Entity formation is often preferable when the collaboration requires significant capital investment, long-term commitments, shared employees, or when limiting partner liability is a priority. Creating an LLC or partnership centralizes operations and clarifies tax and governance consequences, which is helpful for ventures expecting to scale or attract external investors. Contractual agreements may suffice for short-term or narrowly scoped projects where partners want minimal overhead and quick implementation. Legal analysis of liability exposure, tax treatment, and regulatory implications guides the decision toward an entity or a simpler contractual framework.

A joint venture can affect existing corporate governance by introducing new reporting obligations, resource allocations, and potential conflicts of interest. Board or management duties may need calibration to ensure compliance with fiduciary duties while participating in the venture, and shareholder agreements may require updates to reflect the new arrangement. Counsel helps draft intercompany agreements, conflict protocols, and governance alignments to minimize governance friction. Proactive measures such as disclosure practices and approval frameworks protect both the parent company and the joint venture from governance-related disputes.

Common exit mechanisms include buy-sell provisions triggered by performance failures, valuations tied to independent appraisals, fixed formulas, or pre-agreed multipliers. Options agreements, put and call rights, and staged buyouts provide layered approaches to transferring interests while managing timing and valuation disputes.
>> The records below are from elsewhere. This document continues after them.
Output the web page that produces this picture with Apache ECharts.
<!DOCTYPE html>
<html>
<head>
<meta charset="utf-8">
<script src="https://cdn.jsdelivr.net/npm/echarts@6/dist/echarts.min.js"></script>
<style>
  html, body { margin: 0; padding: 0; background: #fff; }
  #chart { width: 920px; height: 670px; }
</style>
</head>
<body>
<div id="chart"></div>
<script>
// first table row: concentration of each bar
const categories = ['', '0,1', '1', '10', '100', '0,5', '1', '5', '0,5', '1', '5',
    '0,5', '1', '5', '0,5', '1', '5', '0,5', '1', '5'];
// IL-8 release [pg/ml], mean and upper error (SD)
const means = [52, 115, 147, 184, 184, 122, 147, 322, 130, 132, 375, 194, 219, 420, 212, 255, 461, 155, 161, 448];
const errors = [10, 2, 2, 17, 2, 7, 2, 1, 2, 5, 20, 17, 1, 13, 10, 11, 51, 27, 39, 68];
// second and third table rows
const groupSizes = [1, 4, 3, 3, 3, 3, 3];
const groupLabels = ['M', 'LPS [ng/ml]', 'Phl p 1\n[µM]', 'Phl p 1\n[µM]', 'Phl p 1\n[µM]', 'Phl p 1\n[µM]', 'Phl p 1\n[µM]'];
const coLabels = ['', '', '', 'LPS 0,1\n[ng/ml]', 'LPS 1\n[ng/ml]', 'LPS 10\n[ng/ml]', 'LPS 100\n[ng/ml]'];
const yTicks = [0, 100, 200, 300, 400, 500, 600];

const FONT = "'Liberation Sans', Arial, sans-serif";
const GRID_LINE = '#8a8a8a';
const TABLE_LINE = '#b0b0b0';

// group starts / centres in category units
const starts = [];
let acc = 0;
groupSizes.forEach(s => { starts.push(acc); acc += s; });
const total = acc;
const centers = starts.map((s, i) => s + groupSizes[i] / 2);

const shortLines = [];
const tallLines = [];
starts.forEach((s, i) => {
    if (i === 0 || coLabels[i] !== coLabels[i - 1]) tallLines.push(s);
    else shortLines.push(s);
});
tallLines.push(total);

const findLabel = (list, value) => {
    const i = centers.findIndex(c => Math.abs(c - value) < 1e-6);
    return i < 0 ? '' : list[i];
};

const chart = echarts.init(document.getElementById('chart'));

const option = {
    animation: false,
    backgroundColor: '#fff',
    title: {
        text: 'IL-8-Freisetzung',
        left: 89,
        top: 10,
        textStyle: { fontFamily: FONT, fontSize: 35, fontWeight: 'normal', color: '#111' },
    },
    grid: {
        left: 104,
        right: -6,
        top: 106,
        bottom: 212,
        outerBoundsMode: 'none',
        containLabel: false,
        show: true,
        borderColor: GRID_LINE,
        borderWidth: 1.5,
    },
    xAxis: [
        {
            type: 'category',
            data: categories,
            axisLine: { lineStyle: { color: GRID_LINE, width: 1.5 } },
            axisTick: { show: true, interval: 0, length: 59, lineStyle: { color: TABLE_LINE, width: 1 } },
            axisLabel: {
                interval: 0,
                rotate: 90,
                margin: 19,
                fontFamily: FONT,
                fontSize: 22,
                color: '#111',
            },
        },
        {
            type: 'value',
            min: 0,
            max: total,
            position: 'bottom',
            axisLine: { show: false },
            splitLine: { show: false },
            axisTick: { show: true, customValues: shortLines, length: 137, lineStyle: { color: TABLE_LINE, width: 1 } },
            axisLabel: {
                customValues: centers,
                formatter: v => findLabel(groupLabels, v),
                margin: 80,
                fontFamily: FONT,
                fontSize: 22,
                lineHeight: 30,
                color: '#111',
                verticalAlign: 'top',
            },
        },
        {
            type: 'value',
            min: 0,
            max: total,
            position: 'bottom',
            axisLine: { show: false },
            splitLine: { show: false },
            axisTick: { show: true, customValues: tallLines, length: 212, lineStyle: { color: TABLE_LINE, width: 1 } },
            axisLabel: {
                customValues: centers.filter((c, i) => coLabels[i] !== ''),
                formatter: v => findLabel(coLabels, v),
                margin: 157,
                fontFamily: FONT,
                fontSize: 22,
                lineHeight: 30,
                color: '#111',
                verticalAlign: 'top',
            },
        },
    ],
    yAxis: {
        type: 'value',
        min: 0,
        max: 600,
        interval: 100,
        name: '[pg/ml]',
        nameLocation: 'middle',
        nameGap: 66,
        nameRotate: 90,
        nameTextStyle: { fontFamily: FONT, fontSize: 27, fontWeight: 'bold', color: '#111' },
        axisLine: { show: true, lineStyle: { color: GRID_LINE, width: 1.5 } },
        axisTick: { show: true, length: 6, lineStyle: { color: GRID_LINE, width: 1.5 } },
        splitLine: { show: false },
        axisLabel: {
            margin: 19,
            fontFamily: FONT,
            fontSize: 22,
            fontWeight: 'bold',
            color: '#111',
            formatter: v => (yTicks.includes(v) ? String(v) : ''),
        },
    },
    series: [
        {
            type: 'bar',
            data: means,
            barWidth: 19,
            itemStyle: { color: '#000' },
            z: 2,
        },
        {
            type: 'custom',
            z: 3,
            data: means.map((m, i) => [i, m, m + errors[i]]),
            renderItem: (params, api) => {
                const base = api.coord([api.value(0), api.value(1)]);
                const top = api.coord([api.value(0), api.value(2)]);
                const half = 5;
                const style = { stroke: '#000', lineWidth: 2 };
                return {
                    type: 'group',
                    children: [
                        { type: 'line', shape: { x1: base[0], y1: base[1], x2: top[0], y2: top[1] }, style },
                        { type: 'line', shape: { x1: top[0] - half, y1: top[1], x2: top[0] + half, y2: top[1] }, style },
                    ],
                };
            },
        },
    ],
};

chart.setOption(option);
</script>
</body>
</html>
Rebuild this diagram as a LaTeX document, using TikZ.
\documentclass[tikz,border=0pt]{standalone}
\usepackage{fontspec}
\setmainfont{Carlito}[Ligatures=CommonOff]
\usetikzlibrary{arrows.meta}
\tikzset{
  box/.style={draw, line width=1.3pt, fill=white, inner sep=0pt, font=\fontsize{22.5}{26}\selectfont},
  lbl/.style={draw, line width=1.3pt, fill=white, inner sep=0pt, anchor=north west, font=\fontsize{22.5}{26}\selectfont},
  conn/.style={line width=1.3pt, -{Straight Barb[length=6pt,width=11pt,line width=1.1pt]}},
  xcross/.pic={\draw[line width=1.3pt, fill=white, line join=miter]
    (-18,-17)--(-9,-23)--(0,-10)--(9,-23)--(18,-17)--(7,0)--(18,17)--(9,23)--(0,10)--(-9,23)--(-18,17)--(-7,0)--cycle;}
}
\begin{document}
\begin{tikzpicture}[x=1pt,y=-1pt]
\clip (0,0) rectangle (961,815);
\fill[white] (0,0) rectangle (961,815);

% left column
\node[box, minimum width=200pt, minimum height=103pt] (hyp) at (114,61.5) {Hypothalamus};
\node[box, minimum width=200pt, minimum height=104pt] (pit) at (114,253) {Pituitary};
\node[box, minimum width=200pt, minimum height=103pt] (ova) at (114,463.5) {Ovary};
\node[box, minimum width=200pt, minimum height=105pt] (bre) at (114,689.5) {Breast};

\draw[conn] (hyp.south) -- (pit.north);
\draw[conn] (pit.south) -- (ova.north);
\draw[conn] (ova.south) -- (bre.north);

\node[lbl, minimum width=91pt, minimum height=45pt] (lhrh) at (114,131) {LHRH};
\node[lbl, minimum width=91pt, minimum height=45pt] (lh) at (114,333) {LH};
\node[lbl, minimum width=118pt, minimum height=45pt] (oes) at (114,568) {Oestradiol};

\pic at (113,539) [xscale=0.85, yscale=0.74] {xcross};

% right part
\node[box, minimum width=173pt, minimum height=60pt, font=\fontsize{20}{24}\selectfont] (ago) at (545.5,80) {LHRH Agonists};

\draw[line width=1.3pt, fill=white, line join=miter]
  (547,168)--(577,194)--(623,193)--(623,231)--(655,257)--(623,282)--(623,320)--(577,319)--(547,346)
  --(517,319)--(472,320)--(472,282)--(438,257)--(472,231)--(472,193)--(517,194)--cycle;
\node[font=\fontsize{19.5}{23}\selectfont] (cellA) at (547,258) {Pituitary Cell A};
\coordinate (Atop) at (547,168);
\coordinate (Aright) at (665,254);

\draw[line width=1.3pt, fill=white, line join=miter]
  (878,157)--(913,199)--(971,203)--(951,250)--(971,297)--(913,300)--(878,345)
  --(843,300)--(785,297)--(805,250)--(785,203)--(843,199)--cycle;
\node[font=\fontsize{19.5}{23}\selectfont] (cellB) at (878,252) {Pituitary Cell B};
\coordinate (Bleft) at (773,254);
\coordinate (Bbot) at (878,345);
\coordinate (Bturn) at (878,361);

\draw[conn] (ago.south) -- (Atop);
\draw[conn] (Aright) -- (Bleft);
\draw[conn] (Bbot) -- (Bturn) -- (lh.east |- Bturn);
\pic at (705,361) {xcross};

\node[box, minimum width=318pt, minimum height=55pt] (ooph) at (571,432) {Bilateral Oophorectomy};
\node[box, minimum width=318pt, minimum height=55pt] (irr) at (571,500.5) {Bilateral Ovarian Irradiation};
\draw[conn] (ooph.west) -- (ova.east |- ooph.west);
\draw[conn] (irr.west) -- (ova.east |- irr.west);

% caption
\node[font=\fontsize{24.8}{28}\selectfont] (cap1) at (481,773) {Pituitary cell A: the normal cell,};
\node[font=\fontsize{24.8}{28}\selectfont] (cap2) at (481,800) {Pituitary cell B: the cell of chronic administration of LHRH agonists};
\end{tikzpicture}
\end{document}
Agreements should also include termination events, asset distribution rules, and procedures for winding down operations. Well-drafted exit terms provide certainty and reduce the likelihood of prolonged litigation by creating clear, enforceable steps for unwinding the partnership.

The timeline varies based on complexity and negotiation intensity. Simple contractual alliances may be documented in a matter of weeks, while entity-based joint ventures with extensive IP, regulatory, or funding components often take several months to structure, negotiate, and implement. Allowing time for thorough due diligence, negotiation, and regulatory filings ensures robust agreements that anticipate business realities. Early engagement of counsel accelerates the process by identifying key issues, preparing term sheets, and coordinating legal and financial inputs efficiently.

Due diligence should cover financial condition, litigation history, regulatory compliance, contractual obligations, and intellectual property ownership. Reviewing partner contracts, corporate records, and customer and vendor relationships helps reveal hidden liabilities or conflicts that could affect the venture’s prospects. Operational diligence includes evaluating management capabilities, reputation, and cultural fit. Legal counsel can design focused diligence checklists, interpret findings, and recommend contractual protections such as indemnities or escrow arrangements to mitigate identified risks.

Tax considerations influence entity choice, profit allocation, and capital contribution treatment. Different structures produce distinct tax outcomes for income recognition, loss allocation, and distribution timing. Counsel coordinates with tax advisors to model scenarios and select an arrangement that aligns with partners’ tax objectives and compliance obligations. Addressing tax issues early helps avoid unexpected liabilities and supports clearer capital planning. Agreements should include tax allocation, filing responsibilities, and indemnities for misstatements to protect partners from surprising post-formation tax exposure.